Predicting
After running a successful pipeline, it's possible you would like to
apply all used transformations onto new data, or make predictions using
one of the trained models. Just like a sklearn estimator, you can call
the prediction methods from a fitted trainer, e.g. atom.predict(X)
.
Calling the method without specifying a model will use the winning model
in the pipeline (under attribute winner
). To use a different model,
simply call the method from a model, e.g. atom.AdaB.predict(X)
.
All prediction methods transform the provided data through all
transformers in the current branch before making the predictions.
By default, this excludes transformers that should only be applied
on the training set, like outlier pruning and balancing the dataset.
Use the method's pipeline
parameter to customize which
transformations to apply with every call.
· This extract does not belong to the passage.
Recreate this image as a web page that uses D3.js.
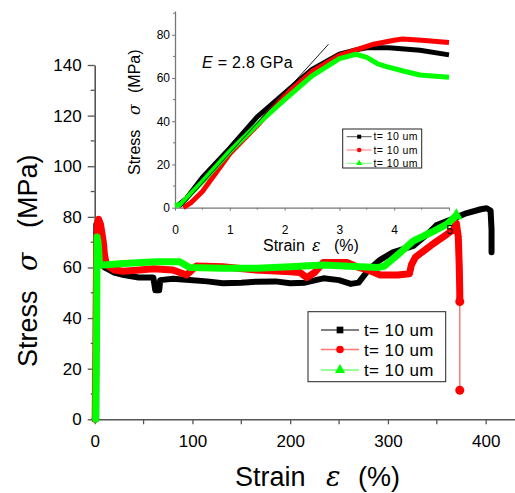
<!DOCTYPE html>
<html>
<head>
<meta charset="utf-8">
<script src="https://cdn.jsdelivr.net/npm/d3@7"></script>
<style>
body { margin: 0; background: #fff; }
svg text { font-family: "Liberation Sans", Arial, sans-serif; fill: #000; }
</style>
</head>
<body>
<div id="chart"></div>
<script>
// main test: stress (MPa) vs strain (%)
var blackMain = [[0,0],[1.5,0],[1.6,77],[2.5,76],[4,70],[6,62],[10,60],[20,58],[30,57],[45,56],[60,56],[62,51],[66,51],[67,55],[80,55.5],[97,55],[115,54.5],[131,53.8],[150,54],[165,54.4],[185,54.5],[200,53.8],[215,54],[234,55.7],[250,55],[262,53.5],[270,54],[280,59],[292,63],[305,66],[326,68.5],[340,73],[350,76.8],[365,79],[380,81.4],[395,83],[401,83.4],[405,82.5],[406,75],[406,66]];
var redMain = [[0.5,0],[1,20],[2,70],[3,78],[4,79],[6,77],[8.8,70],[10,65],[12,61],[20,59],[29,58.5],[46,59],[60,59.5],[80,59],[94,57],[104,60.6],[131,60.3],[165,59],[200,58.3],[210,58],[217,56],[225,58],[234,62],[258,62],[270,60],[280,59],[292,57],[310,57],[322,57.5],[324,61],[328,64],[345,69],[360,73],[367,75],[370,77.5],[372,72],[373,60],[373.5,50],[373.5,46.5]];
var redTail = [[373.5,46.5],[373.5,11.5]];
var greenMain = [[1,0],[2,40],[2.5,72],[3.5,70],[5,61],[9,61],[29,61.6],[63,62.3],[87,62.3],[97,60],[131,59.7],[166,59.7],[200,60.3],[234,61],[260,60.5],[290,60],[296,60.5],[310,65],[326,70.5],[345,74],[360,77],[370,80.5]];

// inset: first 5 % of strain
var blackInset = [[0.05,1],[0.2,4],[0.5,14],[1,27.5],[1.5,42],[2,53],[2.5,64],[3,71],[3.3,73],[3.5,74],[3.9,74],[4.47,72.8],[5,70.7]];
var redInset = [[0.15,0],[0.3,2.5],[0.5,7.5],[1,25],[1.5,38],[2,52],[2.5,63],[3,70.5],[3.3,73],[3.6,75.5],[4,77.5],[4.15,78],[4.5,77.5],[5,76.4]];
var greenInset = [[0,1],[0.1,1.5],[0.5,12],[1,26],[1.5,38.5],[2,50],[2.5,61],[3,69],[3.3,71],[3.5,69.5],[3.7,66.5],[3.86,65.3],[4.2,63],[4.47,61.4],[5,60.3]];
var modulusLine = [[0.1,0],[2.8,75.6]];

var seriesNames = ["t= 10 um", "t= 10 um", "t= 10 um"];
var seriesColors = ["#000000", "#ff0000", "#00ff00"];
var legendLineColors = ["#555555", "#ff7777", "#77ff77"];
var seriesSymbols = [d3.symbolSquare, d3.symbolCircle, d3.symbolTriangle];

var mainXTicks = [0, 100, 200, 300, 400];
var mainYTicks = [0, 20, 40, 60, 80, 100, 120, 140];
var insetXTicks = [0, 1, 2, 3, 4, 5];
var insetYTicks = [0, 20, 40, 60, 80];

var width = 515, height = 493;

var svg = d3.select("#chart").append("svg")
    .attr("width", width)
    .attr("height", height);

var x = d3.scaleLinear().domain([0, 430]).range([94.7, 515]);
var y = d3.scaleLinear().domain([0, 140]).range([419.3, 65]);

var xi = d3.scaleLinear().domain([0, 5]).range([175, 449]);
var yi = d3.scaleLinear().domain([0, 91]).range([207.7, 11]);

function drawAxes(g, xs, ys, xTicks, yTicks, xMinor, yMinor, opt) {
    var xAxis = d3.axisBottom(xs).tickValues(xTicks).tickFormat(d3.format("d"))
        .tickSize(opt.xmajor).tickSizeOuter(0).tickPadding(opt.xpad);
    var yAxis = d3.axisLeft(ys).tickValues(yTicks).tickFormat(d3.format("d"))
        .tickSize(opt.ymajor).tickSizeOuter(0).tickPadding(opt.ypad);
    var gx = g.append("g").attr("transform", "translate(0," + ys.range()[0] + ")").call(xAxis);
    var gy = g.append("g").attr("transform", "translate(" + xs.range()[0] + ",0)").call(yAxis);
    // minor ticks
    gx.selectAll(".minor").data(xMinor).enter().append("line")
        .attr("x1", xs).attr("x2", xs).attr("y1", 0).attr("y2", opt.xminor);
    gy.selectAll(".minor").data(yMinor).enter().append("line")
        .attr("y1", ys).attr("y2", ys).attr("x1", 0).attr("x2", -opt.yminor);
    [gx, gy].forEach(function (a) {
        a.selectAll("path, line").attr("stroke", opt.color).attr("stroke-width", opt.sw);
        a.selectAll("text").style("font-size", opt.font + "px").attr("fill", "#000");
        a.select(".domain").attr("stroke-width", opt.sw + 0.3);
    });
    return [gx, gy];
}

var line = function (xs, ys) {
    return d3.line().x(function (d) { return xs(d[0]); }).y(function (d) { return ys(d[1]); });
};

// axis title with separate pieces (word, greek letter, unit)
function axisTitle(parent, transform, parts, pos, size) {
    var t = parent.append("text")
        .attr("transform", transform)
        .style("font-size", size + "px");
    parts.forEach(function (p, i) {
        var s = t.append("tspan").attr("x", pos[i]).text(p);
        if (i == 1) s.style("font-family", "DejaVu Serif").style("font-style", "italic");
    });
    return t;
}

// ---- main plot ----
var mainG = svg.append("g");
drawAxes(mainG, x, y, mainXTicks, mainYTicks, [50, 150, 250, 350], [10, 30, 50, 70, 90, 110, 130],
    { xmajor: 5, xminor: 5, ymajor: 7, yminor: 4, xpad: 11, ypad: 6, font: 17, color: "#555", sw: 1.3 });

var mainData = [blackMain, redMain, greenMain];
var mainWidths = [6, 7, 7];
mainData.forEach(function (data, i) {
    mainG.append("path")
        .datum(data)
        .attr("d", line(x, y))
        .attr("fill", "none")
        .attr("stroke", seriesColors[i])
        .attr("stroke-width", mainWidths[i])
        .attr("stroke-linejoin", "round")
        .attr("stroke-linecap", "round");
});

mainG.append("path").datum(redTail)
    .attr("d", line(x, y))
    .attr("stroke", legendLineColors[1]).attr("stroke-width", 1.5).attr("fill", "none");
mainG.selectAll(".tail").data(redTail).enter().append("circle")
    .attr("cx", function (d) { return x(d[0]); })
    .attr("cy", function (d) { return y(d[1]); })
    .attr("r", 4.5).attr("fill", "#ff0000");

mainG.append("path")
    .attr("d", d3.symbol().type(d3.symbolTriangle).size(70)())
    .attr("transform", "translate(" + x(greenMain[greenMain.length - 1][0]) + "," + y(greenMain[greenMain.length - 1][1]) + ")")
    .attr("fill", "#00ff00");

axisTitle(svg, "translate(0,486)", ["Strain", "ε", "(%)"], [235, 326, 358], 27);
axisTitle(svg, "translate(37,0) rotate(-90)", ["Stress", "σ", "(MPa)"], [-367, -271, -228], 27);

// legends
function drawLegend(g, box, rows, sampleX, textX, size, font, markSize) {
    g.append("rect")
        .attr("x", box[0]).attr("y", box[1]).attr("width", box[2]).attr("height", box[3])
        .attr("fill", "#fff").attr("stroke", "#222").attr("stroke-width", 1);
    seriesNames.forEach(function (name, i) {
        g.append("line")
            .attr("x1", sampleX[0]).attr("x2", sampleX[1])
            .attr("y1", rows[i]).attr("y2", rows[i])
            .attr("stroke", legendLineColors[i]).attr("stroke-width", size);
        g.append("path")
            .attr("d", d3.symbol().type(seriesSymbols[i]).size(markSize)())
            .attr("transform", "translate(" + (sampleX[0] + sampleX[1]) / 2 + "," + rows[i] + ")")
            .attr("fill", seriesColors[i]);
        g.append("text")
            .attr("x", textX).attr("y", rows[i])
            .attr("dy", "0.36em")
            .style("font-size", font + "px")
            .style("letter-spacing", "0.4px")
            .text(name);
    });
}
drawLegend(svg.append("g"), [308, 311.7, 137.7, 70], [330, 349.5, 370], [321, 359], 364, 1.5, 17, 45);

// ---- inset ----
var insetG = svg.append("g");
drawAxes(insetG, xi, yi, insetXTicks, insetYTicks, [0.5, 1.5, 2.5, 3.5, 4.5], [10, 30, 50, 70, 90],
    { xmajor: 3, xminor: 2, ymajor: 3, yminor: 2, xpad: 15, ypad: 2, font: 12, color: "#777", sw: 1 });

var insetData = [blackInset, redInset, greenInset];
insetData.forEach(function (data, i) {
    insetG.append("path")
        .datum(data)
        .attr("d", line(xi, yi))
        .attr("fill", "none")
        .attr("stroke", seriesColors[i])
        .attr("stroke-width", 5)
        .attr("stroke-linejoin", "round");
});

insetG.append("path").datum(modulusLine)
    .attr("d", line(xi, yi))
    .attr("stroke", "#000").attr("stroke-width", 0.9).attr("fill", "none");

var et = svg.append("text").attr("x", 202).attr("y", 68).style("font-size", "16px").style("letter-spacing", "0.3px");
et.append("tspan").style("font-style", "italic").text("E");
et.append("tspan").text(" = 2.8 GPa");

axisTitle(svg, "translate(0,251)", ["Strain", "ε", "(%)"], [263, 312, 334], 16);
axisTitle(svg, "translate(140,0) rotate(-90)", ["Stress", "σ", "(MPa)"], [-175, -115, -93], 16);

drawLegend(svg.append("g"), [342.7, 129, 79, 39], [136.7, 150, 163.3], [346.7, 371.7], 373.5, 1, 10.5, 16);
</script>
</body>
</html>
The available prediction methods are a selection of the most common methods for estimators in sklearn's API:
transform | Transform new data through all transformers in a branch. |
predict | Return class predictions. |
predict_proba | Return class probabilities. |
predict_log_proba | Return class log-probabilities. |
decision_function | Return confidence scores. |
score | Return a metric score. |
Except for transform, the prediction methods can be calculated on the
train and test set. You can access them through the model's prediction
attributes, e.g. atom.mnb.predict_train
or atom.mnb.predict_test
.
Keep in mind that the results are not calculated until the attribute is
called for the first time. This mechanism avoids having to calculate
attributes that are never used, saving time and memory.
Except for transform and score, it's possible to get the prediction on a
specific row or rows in the dataset providing their index names or positions,
e.g. atom.rf.predict(10)
returns the random forest's prediction on the
10th row in the dataset, or atom.rf.predict_proba(["index1", "index2"])
returns the model's class probabilities for the rows in the dataset with
indices index1
and index2
.